Still Life with Checked Tablecloth

This picture seems a bit chaotic at first glance, but when you investigate cubism a bit further, it starts growing on you.

Still Life with Checked Tablecloth
Juan Gris, Still Life with Checked Tablecloth, 1915

Juan Gris’s (1887-1927) Still Life with Checked Tablecloth has the kind of order that at first looks almost chaotic. The table is crowded with fragments: grapes, a newspaper, a bottle or glass, a checked cloth, perhaps a guitar-like curve, bits of wood, labels, rims, shadows, and repeated circular forms. But still, there is a kind of order, and the longer one looks, the more it feels like a carefully constructed system.

What is striking is that Gris does not simply paint objects on a table. He seems to rebuild the table itself, the objects, and the surrounding space from the same visual material. The checked tablecloth is especially important. In a traditional still life, a tablecloth might be a background or decorative support. Here it serves as one of the main elements. Its grid holds the picture together, but it also tilts, folds, and breaks apart so that the surface of the table and the surface of the painting begin to merge.
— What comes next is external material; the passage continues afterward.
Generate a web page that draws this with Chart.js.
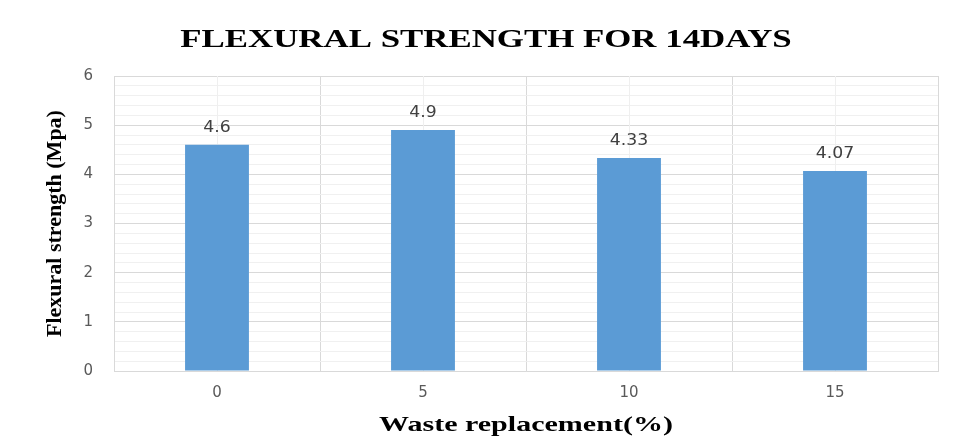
<!DOCTYPE html>
<html>
<head>
<meta charset="utf-8">
<script src="https://cdn.jsdelivr.net/npm/chart.js@4"></script>
<style>
html,body{margin:0;padding:0;background:#fff;}
#wrap{width:954px;height:443px;position:relative;}
</style>
</head>
<body>
<div id="wrap"><canvas id="c" width="954" height="443"></canvas></div>
<script>
const categories = ['0', '5', '10', '15'];
const strengthValues = [4.6, 4.9, 4.33, 4.07];
const valueLabels = ['4.6', '4.9', '4.33', '4.07'];
const yTickLabels = ['0', '1', '2', '3', '4', '5', '6'];
const chartTitle = 'FLEXURAL STRENGTH FOR 14DAYS';
const xAxisTitle = 'Waste replacement(%)';
const yAxisTitle = 'Flexural strength (Mpa)';

const textPlugin = {
  id: 'texts',
  beforeDatasetsDraw(chart) {
    const ctx = chart.ctx, xs = chart.scales.x, a = chart.chartArea;
    ctx.save();
    ctx.strokeStyle = '#efefef';
    ctx.lineWidth = 1;
    categories.forEach((c, i) => {
      const x = Math.round(xs.getPixelForValue(i)) + 0.5;
      ctx.beginPath(); ctx.moveTo(x, a.top); ctx.lineTo(x, a.bottom); ctx.stroke();
    });
    ctx.restore();
  },
  afterDraw(chart) {
    const ctx = chart.ctx, a = chart.chartArea;
    const meta = chart.getDatasetMeta(0);
    ctx.save();
    // data labels
    ctx.fillStyle = '#404040';
    ctx.font = '15px "DejaVu Sans"';
    ctx.textAlign = 'center';
    ctx.textBaseline = 'bottom';
    meta.data.forEach((bar, i) => {
      ctx.save();
      ctx.translate(bar.x, bar.y - 9);
      ctx.scale(1.15, 1);
      ctx.fillText(valueLabels[i], 0, 0);
      ctx.restore();
    });
    // title
    ctx.fillStyle = '#000';
    ctx.textBaseline = 'alphabetic';
    ctx.font = 'bold 26px "Liberation Serif"';
    ctx.save();
    ctx.translate(486, 47);
    ctx.scale(1.34, 1);
    ctx.fillText(chartTitle, 0, 0);
    ctx.restore();
    // x axis title
    ctx.font = 'bold 21px "Liberation Serif"';
    ctx.save();
    ctx.translate((a.left + a.right) / 2, 431);
    ctx.scale(1.43, 1);
    ctx.fillText(xAxisTitle, 0, 0);
    ctx.restore();
    // y axis title
    ctx.font = 'bold 22px "Liberation Serif"';
    ctx.save();
    ctx.translate(61, (a.top + a.bottom) / 2);
    ctx.rotate(-Math.PI / 2);
    ctx.fillText(yAxisTitle, 0, 0);
    ctx.restore();
    ctx.restore();
  }
};

new Chart(document.getElementById('c'), {
  type: 'bar',
  data: {
    labels: categories,
    datasets: [{
      data: strengthValues,
      backgroundColor: '#5b9bd5',
      borderWidth: 0,
      categoryPercentage: 1,
      barPercentage: 0.31
    }]
  },
  options: {
    responsive: false,
    animation: false,
    events: [],
    layout: { padding: { top: 76, right: 16, left: 0, bottom: 0 } },
    plugins: { legend: { display: false }, tooltip: { enabled: false }, title: { display: false } },
    scales: {
      x: {
        grid: { color: '#d9d9d9', offset: true, drawTicks: false },
        border: { color: '#d9d9d9' },
        ticks: { color: '#595959', font: { family: 'DejaVu Sans', size: 15 }, padding: 13 },
        afterFit(s) { s.height = 72; }
      },
      y: {
        min: 0, max: 6,
        grid: {
          drawTicks: false,
          color(ctx) {
            const v = ctx.tick ? ctx.tick.value : 0;
            return Math.abs(v - Math.round(v)) < 1e-6 ? '#d9d9d9' : '#f0f0f0';
          }
        },
        border: { color: '#d9d9d9' },
        ticks: {
          stepSize: 0.2,
          autoSkip: false,
          color: '#595959',
          font: { family: 'DejaVu Sans', size: 15 },
          padding: 21,
          callback(v) {
            const r = Math.round(v);
            return Math.abs(v - r) < 1e-6 ? yTickLabels[r] : '';
          }
        },
        afterFit(s) { s.width = 114; }
      }
    }
  },
  plugins: [textPlugin]
});
</script>
</body>
</html>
The objects are recognisable, but only partly. The grapes are probably the most immediately readable element: round, soft, natural, almost edible. Around them, the other things are more fractured and abstract. This contrast lends the painting some warmth. The grapes keep it from becoming purely intellectual; perhaps they remind us that Cubism was still connected to everyday life—but wine, newspapers, cafés, tables, conversation.

The newspaper is also significant. It brings modern life into the still life. A newspaper is temporary, public, made of language and current events. Grapes and bottles suggest taste and pleasure; the newspaper suggests the outside world. Gris places them together as if modern experience itself has become a still life: objects, information, leisure, commerce, and perception all folded into one another. It is less like looking through a window and more… assembling a thought, in a way.

The painting has fragmentation, but not violence. The pieces seem arranged with care, as if they depict a world that someone has taken apart but not destroyed. In fact, the objects have been rearranged into something quite different; it seems to be the head of a bull in the painting.

To me, the painting is a reminder of the fact that seeing is never simple. We do not take in a table, a glass, a newspaper, and fruit all at once in a single neutral glance. We notice edges, textures, words, and then memories, habits. Gris turns that process into form. The painting is not only a still life of things on a table; it is a still life of how we perceive—how the world arrives in fragments, and how the mind quietly puts it together.

The Artist

Juan Gris was born José Victoriano González-Pérez in Madrid in 1887. He later adopted the name Juan Gris and became one of the central figures of Cubism—though he is often a bit overshadowed by Pablo Picasso and George Braque.

He trained first in Madrid, where he studied engineering and drawing. This may partly explain the clarity and structure of his later paintings: Gris often seems more "architectural" and carefully composed than many of his cubist contemporaries. In 1906, when he was still young, he moved to Paris, which was then the preeminent center of modern art. There he lived in the renowned artists’ building Bateau-Lavoir in Montmartre, where Picasso also lived for a time.

At first Gris worked mainly as an illustrator and cartoonist, contributing drawings to newspapers and magazines. Around 1910–1912, however, he began to paint seriously in a cubist manner. He was deeply influenced by Picasso and Braque, but he soon made his version of Cubism recognisably his own. Where early Cubism could be brown, austere and analytical, Gris often brought in brighter colour, stronger design, and a more decorative sense of order.

He was especially important in what is often called 'synthetic Cubism'. This was the phase of Cubism that used clearer shapes, collage-like effects, patterned surfaces, letters, labels, newspapers, musical instruments, bottles, glasses and café objects. In Gris’s work, these fragments often feel less like a puzzle and more like a carefully balanced construction. He imparts ordinary things—a newspaper, a tablecloth, a fruit bowl—with a kind of intellectual elegance.

His life was not long. Gris struggled with poor health, especially in his later years, and died in 1927, only 40 years old. But within that short life he developed one of the most refined and coherent forms of Cubism. In response to a questionnaire circulated by Amédée Ozenfant and Le Corbusier, editors of L’Esprit Nouveau, no. 5, in February 1921, Gris stated:

Cézanne made a cylinder out of a bottle. I start from the cylinder to create a special kind of individual object. I make a bottle—a particular bottle—out of a cylinder.

Much like in the painting on the top of this post.